3rd Place Winner -Creative Non-Fiction division of the North Texas Business Council for the Arts On My Own Time Literary Contest

by Michael Morgan

The magazines were there. They always had been. No reason to think Old Fart had thrown them out.

Maybe he noticed they’d been moved? No, I was always careful to get them right back in the same order, and in exactly the same position. Any thirteen year old could manage that. He has a new hiding place.

My determination was piqued. He’s lazy, so they’ll be close to the bed. Maybe under the mattress?

            Hands sliding between the mattress and box spring expecting paper and finding…metal?
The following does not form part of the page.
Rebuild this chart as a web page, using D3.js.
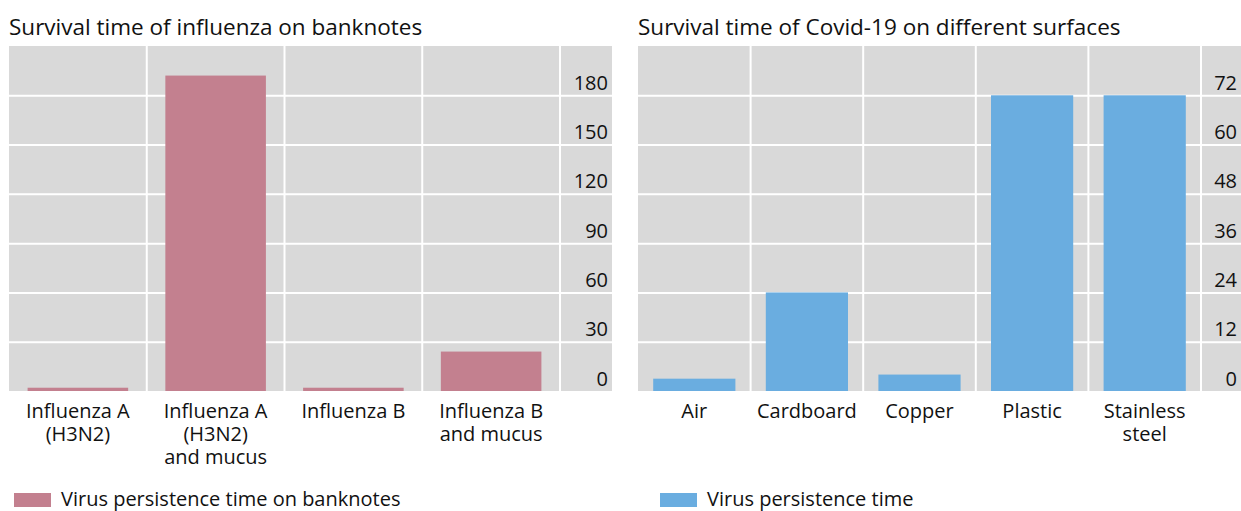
<!DOCTYPE html>
<html>
<head>
<meta charset="utf-8">
<script src="https://cdn.jsdelivr.net/npm/d3@7"></script>
<style>
  body { margin: 0; background: #fff; }
  svg { display: block; font-family: "Open Sans", "Noto Sans", sans-serif; }
</style>
</head>
<body>
<svg id="chart" width="1241" height="511"></svg>
<script>
// data
const fluCategories = ["Influenza A\n(H3N2)", "Influenza A\n(H3N2)\nand mucus", "Influenza B", "Influenza B\nand mucus"];
const fluValues = [2, 192, 2, 24];
const fluTicks = [0, 30, 60, 90, 120, 150, 180];

const covidCategories = ["Air", "Cardboard", "Copper", "Plastic", "Stainless\nsteel"];
const covidValues = [3, 24, 4, 72, 72];
const covidTicks = [0, 12, 24, 36, 48, 60, 72];

const svg = d3.select("#chart");

function drawPanel(cfg) {
    const top = 46, bottom = 391;
    const g = svg.append("g");

    // title
    g.append("text")
        .attr("x", cfg.left)
        .attr("y", 35)
        .attr("font-size", "22.5px")
        .attr("fill", "#111")
        .text(cfg.title);

    // background
    g.append("rect")
        .attr("x", cfg.left)
        .attr("y", top)
        .attr("width", cfg.right - cfg.left)
        .attr("height", bottom - top)
        .attr("fill", "#d9d9d9");

    // scales
    const x = d3.scaleBand()
        .domain(cfg.categories)
        .range([cfg.left, cfg.gridEnd])
        .paddingInner(0.27)
        .paddingOuter(0.135);
    const step = x.step();
    const y = d3.scaleLinear()
        .domain([0, cfg.yMax])
        .range([bottom, top]);

    // horizontal gridlines
    g.append("g")
        .attr("transform", `translate(${cfg.left},0)`)
        .call(d3.axisLeft(y).tickValues(cfg.ticks.slice(1)).tickSize(-(cfg.right - cfg.left)).tickFormat(""))
        .call(a => a.select(".domain").remove())
        .call(a => a.selectAll("line").attr("stroke", "#fff").attr("stroke-width", 2));

    // vertical gridlines between categories
    g.append("g").selectAll("line")
        .data(cfg.categories)
        .join("line")
        .attr("x1", (d, i) => cfg.left + (i + 1) * step)
        .attr("x2", (d, i) => cfg.left + (i + 1) * step)
        .attr("y1", top)
        .attr("y2", bottom)
        .attr("stroke", "#fff")
        .attr("stroke-width", 2);

    // bars
    g.append("g").selectAll("rect")
        .data(cfg.values)
        .join("rect")
        .attr("x", (d, i) => x(cfg.categories[i]))
        .attr("width", x.bandwidth())
        .attr("y", d => y(d))
        .attr("height", d => bottom - y(d))
        .attr("fill", cfg.color);

    // value axis labels inside plot, right side
    g.append("g")
        .attr("transform", `translate(${cfg.right - 4},0)`)
        .call(d3.axisLeft(y).tickValues(cfg.ticks).tickSize(0).tickPadding(0))
        .call(a => a.select(".domain").remove())
        .call(a => a.selectAll("text")
            .attr("dy", "-6")
            .attr("font-family", "'Open Sans', sans-serif")
            .attr("font-size", "20px")
            .attr("fill", "#111"));

    // category labels
    const cat = g.append("g").selectAll("text")
        .data(cfg.categories)
        .join("text")
        .attr("x", d => x(d) + x.bandwidth() / 2)
        .attr("y", 418)
        .attr("text-anchor", "middle")
        .attr("font-size", "20px")
        .attr("fill", "#111");
    cat.selectAll("tspan")
        .data(d => d.split("\n"))
        .join("tspan")
        .attr("x", function() { return d3.select(this.parentNode).attr("x"); })
        .attr("dy", (d, i) => i === 0 ? 0 : 23)
        .text(d => d);

    // legend
    g.append("rect")
        .attr("x", cfg.legendX)
        .attr("y", 493)
        .attr("width", 37)
        .attr("height", 14)
        .attr("fill", cfg.color);
    g.append("text")
        .attr("x", cfg.legendX + 47)
        .attr("y", 506)
        .attr("font-size", "20px")
        .attr("fill", "#111")
        .text(cfg.legend);
}

drawPanel({
    title: "Survival time of influenza on banknotes",
    left: 9, right: 612, gridEnd: 560,
    categories: fluCategories, values: fluValues, ticks: fluTicks, yMax: 210,
    color: "#c3808f",
    legendX: 14, legend: "Virus persistence time on banknotes"
});

drawPanel({
    title: "Survival time of Covid-19 on different surfaces",
    left: 638, right: 1241, gridEnd: 1201,
    categories: covidCategories, values: covidValues, ticks: covidTicks, yMax: 84,
    color: "#6aade0",
    legendX: 660, legend: "Virus persistence time"
});
</script>
</body>
</html>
The small pistol slid into view as I pulled my hand out from beneath the mattress. I had been looking for porn, and found something else. I was thirteen, but I had seen enough TV to know what came next.

Button behind the trigger guard, and the magazine slipped free. Six cartridges visible through the holes in the side of the slim metal box. Pulling back the slide ejects number seven onto the bedspread. A quick look in the chamber to be sure, and a quick backward tug releases the catch and allows the slide to close. “.25 ACP” stamped in the slide. Small, but not too heavy. Balances nicely in the hand.

Uh-oh! Garage door opening! Loose cartridge back in the magazine. Magazine back in the gun. Rack the slide, and CAREFULLY lower the hammer. Back under the mattress and bedspread nicely smoothed.

“Hi Dad,” as the old fart comes in the back door. Same old crappy conversation. “How was school? Where’s your mother? Blah, blah, blah.”

            Even though I called him “Dad”, he wasn’t my real Dad. He’d adopted me after he married my Mom. I guess he should never have told me that because it just made things worse.

For some reason having your real parent beat the Hell out of you must not feel as bad as having a fake parent kick your ass and tell you he did it because he loves you. At least the beatings and derision hurt a lot worse after I found out he was not my real father. Before, I knew I could lie to myself that whatever he was angry about really was my fault. Something I had done wrong. Punishment I deserved.

Now I knew it was him. Right, wrong, or indifferent, no matter what my sister or me did, if he did not like it, violence and pain would follow.

Today they made the big announcement. Dad was “moving out for a while. Just until things settle down.”

Now he is packing, and he calls me into the bedroom to get him something from the nightstand on his side of the bed. As I am collecting his things, he starts talking. Telling me how proud he is of me. How much he’ll miss us all. How he hopes things can work out and we’ll all be together again. He tells me he loves me.

Standing there with his bric-a brac in my hands I learn how fast the human mind can work.

Drop this junk.

            Grab the pistol from under the mattress.

            Rack the slide to be sure one is in the chamber.

            He only has three choices. Talk fast. Come at me. Run.

            I’ll be pulling the trigger as soon as the sights line up. Fast talk is out.

            There’s a king-size bed between us. Go over or go around. He’s too fat to do either before the slide locks back on the last shot.

            Running takes him down a twenty-five foot hallway. He’s a big man moving in a straight line. No way to miss.

            A twenty-five probably won’t kill him, but it will sure make an impression.

            I’ll be arrested. Probably charged. But kids my age with no priors walk away all of the time. Besides, I’m abused and lashing out at my abuser. My sister will back me up just by telling the truth.

            I can do this, and he can’t do anything to stop me…

“I love you too Dad,” as I walk around the bed to hand him his stuff. Then I walk away.

In that moment where his life was in my hand, I realized that I loved myself more than I hated him. He simply was not worth killing, even to get revenge for the years of pain he had inflicted.

He died a few years ago of colon cancer. My sister had kept in touch because he was her real father. She said he wanted to see me. To apologize for… everything.

I could have gone. A final gift to my tormentor. A last grovel of supplication from “his” son answering his abuser’s summons. I could have raged at him, or maybe forgiven him. It did not matter which. Either would have been a mercy because it was the attention he wanted not absolution. I would not dignify his last words. He wasn’t worth it.